Posted in Marketing and Strategy Terms, Total Reads: 2906
Definition: Incremental Cost Pricing
It is the method of pricing a product based on incremental cost. In this type of pricing, the selling price of a product is determined by the variable cost, and not kept according to the overall cost of creating the product. Incremental cost is the cost of creating additional products from the same setup (i.e. R&D, factory, machinery being same as used for other products), i.e. the fixed cost remains same, and the selling price of the product thus generated is based mainly on the variable cost.
For example, a company that has been making packets of biscuits, with 8 biscuits per packet, launches a new product, that is a 15-biscuits packet. The R&D, machinery, land on which the machinery (or factory) is remains same. So the fixed cost, like the rent of the land, the initial cost of setting up the machinery and that incurred in R&D of the biscuit remain same. The variable cost changes. This includes the cost of the extra volume of ingredients, bigger packets, extra oil/electricity used to run the machinery.
In the regular pricing method, the selling price of each product (each packet of biscuit) will include the distributed fixed costs (fixed cost per packet) + distributed variable cost + profit margin.
In the incremental cost pricing method, the selling price of the product will be based on only the latter two. This method is used only when the fixed overhead is being absorbed by existing product sales.

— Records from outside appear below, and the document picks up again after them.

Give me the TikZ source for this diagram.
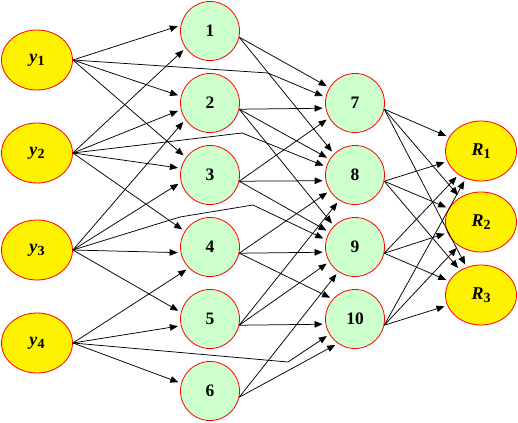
\documentclass[tikz,border=0pt]{standalone}
\usepackage{fontspec}
\setmainfont{Liberation Serif}
\usepackage{xcolor}
\usepackage{tikz}
\usetikzlibrary{shapes,arrows,arrows.meta,positioning}
\usetikzlibrary{shapes.geometric}

\definecolor{node_green}{RGB}{204,255,204}
\newcommand{\lowidx}[1]{\raisebox{-3pt}{\fontsize{14}{14}\selectfont #1}}

\tikzset{
  oval_node/.style={shape=ellipse,draw=red,fill=yellow,line width=0.8pt,minimum width=71pt,minimum height=60pt,inner sep=0pt,font=\bfseries\fontsize{18}{18}\selectfont},
  round_node/.style={shape=circle,draw=red,fill=node_green,line width=0.8pt,minimum size=59pt,inner sep=0pt,font=\bfseries\fontsize{17.5}{17.5}\selectfont},
  link/.style={->,>={Triangle[length=8pt,width=6.5pt]},line width=0.75pt,shorten >=3pt}
}

\begin{document}
\begin{tikzpicture}[x=1pt,y=-1pt]
\useasboundingbox (0,0) rectangle (518,422);

% Inputs
\node [oval_node] at (37,60)  (in_y1) {\textit{y}\lowidx{1}};
\node [oval_node] at (37,153) (in_y2) {\textit{y}\lowidx{2}};
\node [oval_node] at (37,250) (in_y3) {\textit{y}\lowidx{3}};
\node [oval_node] at (37,343) (in_y4) {\textit{y}\lowidx{4}};

% First hidden layer
\node [round_node] at (210,31)  (hid_1) {1};
\node [round_node] at (210,103) (hid_2) {2};
\node [round_node] at (210,175) (hid_3) {3};
\node [round_node] at (210,247) (hid_4) {4};
\node [round_node] at (210,319) (hid_5) {5};
\node [round_node] at (210,391) (hid_6) {6};

% Second hidden layer
\node [round_node] at (355,103) (hid_7) {7};
\node [round_node] at (355,175) (hid_8) {8};
\node [round_node] at (355,247) (hid_9) {9};
\node [round_node] at (355,319) (hid_10) {10};

% Outputs
\node [oval_node] at (481,151) (out_r1) {\textit{R}\lowidx{1}};
\node [oval_node] at (481,222) (out_r2) {\textit{R}\lowidx{2}};
\node [oval_node] at (481,295) (out_r3) {\textit{R}\lowidx{3}};

% bends of the long links
\coordinate (bend_y1) at (268,73);
\coordinate (bend_y2) at (242,133);
\coordinate (bend_y3a) at (180,217);
\coordinate (bend_y3b) at (253,205);
\coordinate (bend_y4) at (288,362);

% Inputs -> first hidden layer
\draw [link] (in_y1.east) -- (hid_1.169);
\draw [link] (in_y1.east) -- (hid_2.167);
\draw [link] (in_y1.east) -- (hid_3.144);
\draw [link] (in_y1.east) -- (bend_y1) -- (hid_7.169);

\draw [link] (in_y2.east) -- (hid_1.215);
\draw [link] (in_y2.east) -- (hid_2.193);
\draw [link] (in_y2.east) -- (hid_3.167);
\draw [link] (in_y2.east) -- (hid_4.148);
\draw [link] (in_y2.east) -- (bend_y2) -- (hid_8.164);

\draw [link] (in_y3.east) -- (hid_2.214);
\draw [link] (in_y3.east) -- (hid_3.194);
\draw [link] (in_y3.east) -- (hid_4.191);
\draw [link] (in_y3.east) -- (hid_5.167);
\draw [link] (in_y3.east) -- (bend_y3a) -- (bend_y3b) -- (hid_9.166);

\draw [link] (in_y4.east) -- (hid_4.225);
\draw [link] (in_y4.east) -- (hid_5.193);
\draw [link] (in_y4.east) -- (hid_6.165);
\draw [link] (in_y4.east) -- (bend_y4) -- (hid_10.211);

% First -> second hidden layer
\draw [link] (hid_1.-12) -- (hid_7.149);
\draw [link] (hid_1.-12) -- (hid_8.135);
\draw [link] (hid_2.-12) -- (hid_7.190);
\draw [link] (hid_2.-12) -- (hid_8.148);
\draw [link] (hid_2.-12) -- (hid_9.135);
\draw [link] (hid_3.-12) -- (hid_7.210);
\draw [link] (hid_3.-12) -- (hid_8.191);
\draw [link] (hid_3.-12) -- (hid_9.150);
\draw [link] (hid_4.-12) -- (hid_8.212);
\draw [link] (hid_4.-12) -- (hid_9.190);
\draw [link] (hid_4.-12) -- (hid_10.138);
\draw [link] (hid_5.-12) -- (hid_8.238);
\draw [link] (hid_5.-12) -- (hid_9.210);
\draw [link] (hid_5.-12) -- (hid_10.190);
\draw [link] (hid_6.-12) -- (hid_9.236);
\draw [link] (hid_6.-12) -- (hid_10.235);

% Second hidden layer -> outputs
\draw [link] (hid_7.-12) -- (out_r1);
\draw [link] (hid_7.-12) -- (out_r2);
\draw [link] (hid_7.-12) -- (out_r3);
\draw [link] (hid_8.-12) -- (out_r1);
\draw [link] (hid_8.-12) -- (out_r2);
\draw [link] (hid_8.-12) -- (out_r3);
\draw [link] (hid_9.-12) -- (out_r1);
\draw [link] (hid_9.-12) -- (out_r2);
\draw [link] (hid_9.-12) -- (out_r3);
\draw [link] (hid_10.-12) -- (out_r1);
\draw [link] (hid_10.-12) -- (out_r2);
\draw [link] (hid_10.-12) -- (out_r3);

\end{tikzpicture}
\end{document}
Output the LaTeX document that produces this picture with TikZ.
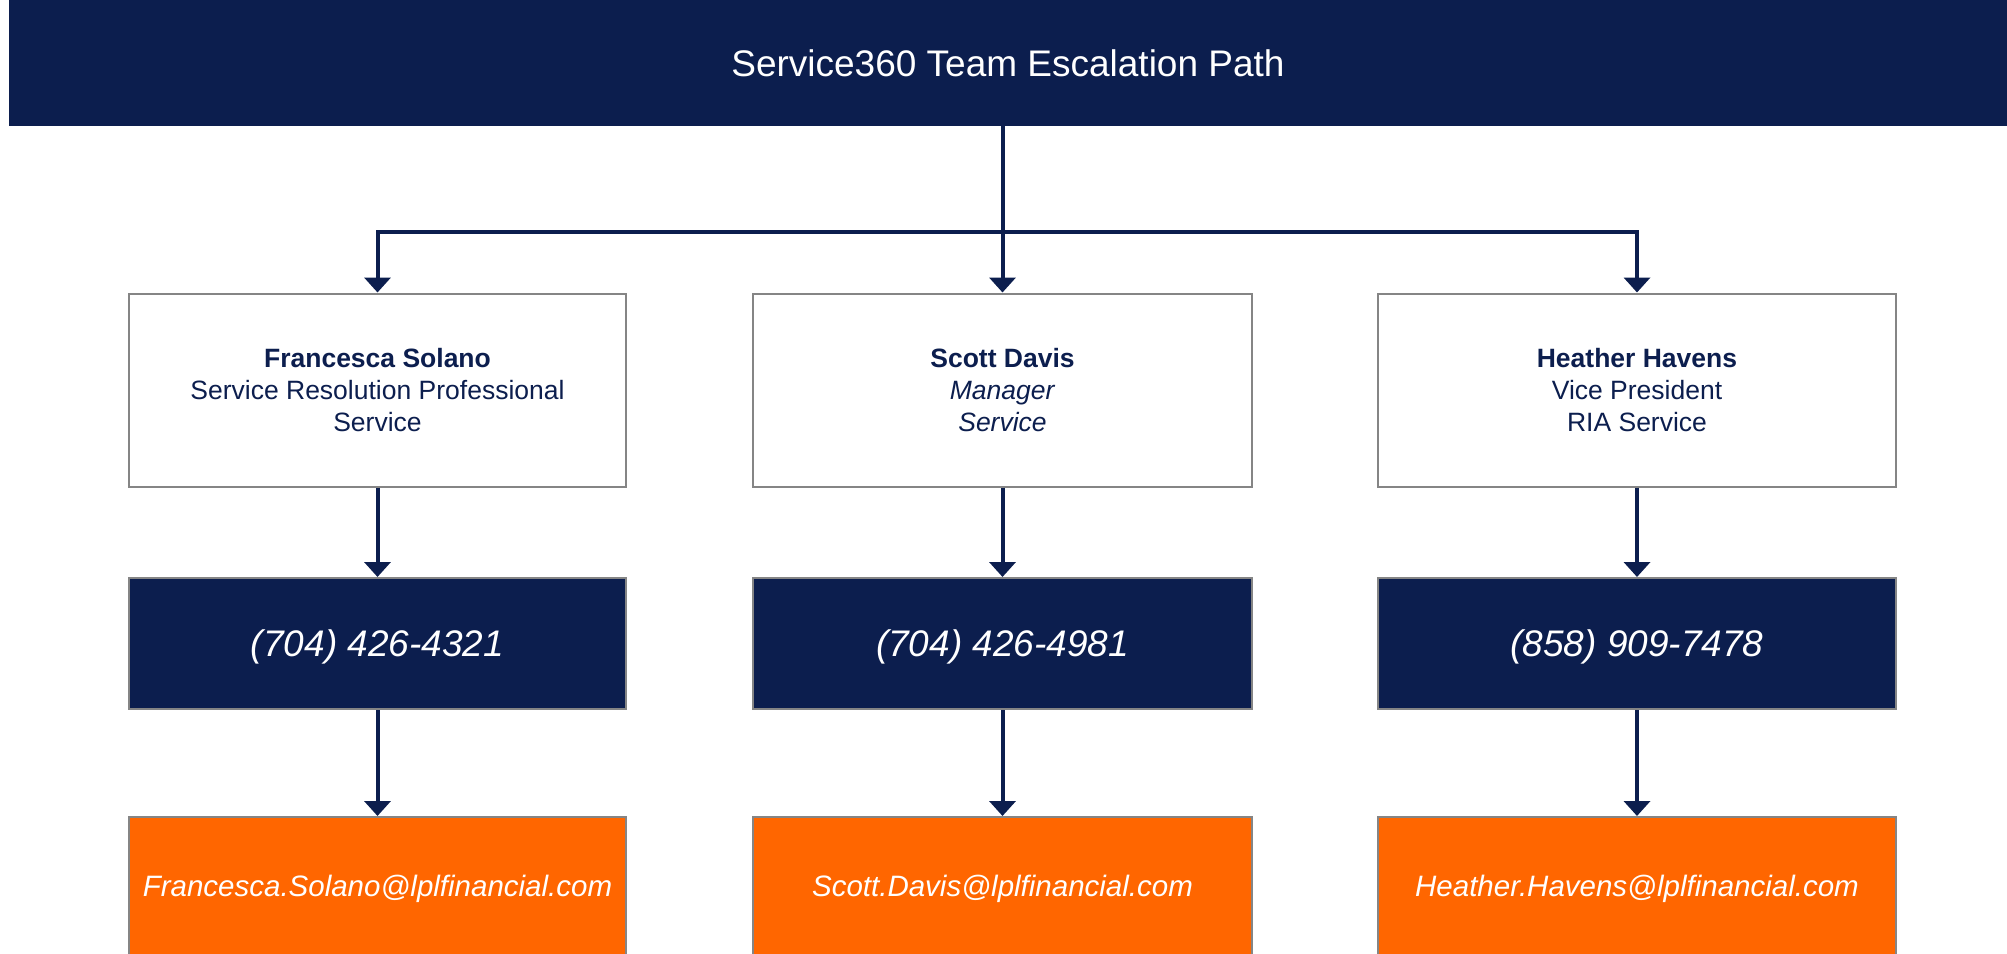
\documentclass[tikz,border=0pt]{standalone}
\usepackage{fontspec}
\setmainfont{Liberation Sans}
\usetikzlibrary{arrows.meta}
\definecolor{lpln}{RGB}{12,30,78}
\definecolor{lplo}{RGB}{255,102,0}
\colorlet{rim}{black!48}
\tikzset{
    banner/.style={fill=lpln,text=white,inner sep=0pt,minimum width=1998pt,minimum height=126pt,font=\fontsize{37}{44}\selectfont},
    card/.style={draw=rim,line width=2pt,fill=white,text=lpln,align=center,inner sep=0pt,minimum height=193pt,font=\fontsize{26.5}{32}\selectfont},
    tel/.style={draw=rim,line width=2pt,fill=lpln,text=white,inner sep=0pt,text depth=0pt,minimum height=131pt,font=\fontsize{37}{44}\selectfont\itshape},
    mail/.style={draw=rim,line width=2pt,fill=lplo,text=white,inner sep=0pt,text depth=0pt,minimum height=138pt,font=\fontsize{29.5}{35}\selectfont\itshape},
    link/.style={lpln,line width=4pt,-{Triangle[width=26pt,length=15pt]}}
}

\begin{document}
\begin{tikzpicture}[x=1pt,y=-1pt]
        \def\ya{390}
        \def\yb{643.5}
        \def\yc{886}
        \useasboundingbox (0,0) rectangle (2007,953);
        \node [banner] (title) at (1008,63) {Service360 Team Escalation Path};
        \node [card,minimum width=497pt] (fs) at (377.5,\ya) {\textbf{Francesca Solano}\\Service Resolution Professional\\Service};
        \node [card,minimum width=499pt] (sd) at (1002.5,\ya) {\textbf{Scott Davis}\\\textit{Manager}\\\textit{Service}};
        \node [card,minimum width=518pt] (hh) at (1637,\ya) {\textbf{Heather Havens}\\Vice President\\RIA Service};
        \node [tel,minimum width=497pt] (fs-tel) at (377.5,\yb) {(704) 426-4321};
        \node [tel,minimum width=499pt] (sd-tel) at (1002.5,\yb) {(704) 426-4981};
        \node [tel,minimum width=518pt] (hh-tel) at (1637,\yb) {(858) 909-7478};
        \node [mail,minimum width=497pt] (fs-mail) at (377.5,\yc) {Francesca.Solano@lplfinancial.com};
        \node [mail,minimum width=499pt] (sd-mail) at (1002.5,\yc) {Scott.Davis@lplfinancial.com};
        \node [mail,minimum width=518pt] (hh-mail) at (1637,\yc) {Heather.Havens@lplfinancial.com};
        \draw [link] (title.south -| sd.north) -- (sd.north);
        \coordinate (split) at (sd.north |- 0,232);
        \draw [link] (split) -| (fs.north);
        \draw [link] (split) -| (hh.north);
        \foreach \p in {fs,sd,hh} {
            \draw [link] (\p) -- (\p-tel);
            \draw [link] (\p-tel) -- (\p-mail);
        }
    \end{tikzpicture}
\end{document}
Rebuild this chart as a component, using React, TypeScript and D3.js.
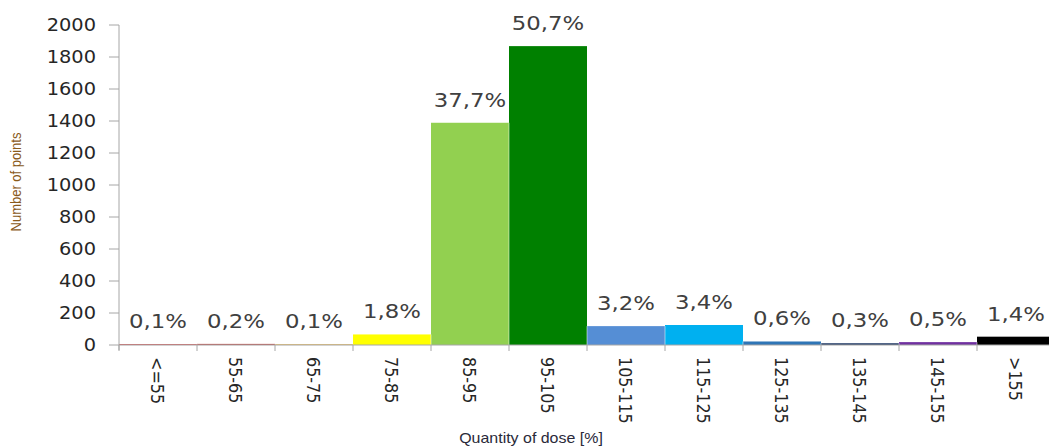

The advantage of incremental cost pricing is that it can be used to launch a new product with low cost so that it is readily accepted in the market, and also to open up a new customer base by reducing the price of an existing product. The disadvantage is that if not used judicially, the company may end up applying it to all products. The reduced prices may force the competitor to apply the same method as well. Thus, incremental cost pricing may become a norm. When all products are being sold using incremental cost pricing, it may be difficult to absorb the fixed cost overhead, resulting in the reduction of a company’s profitability. This may ultimately lead to perpetual losses, hence resulting in the failure of the product line or the company on the whole.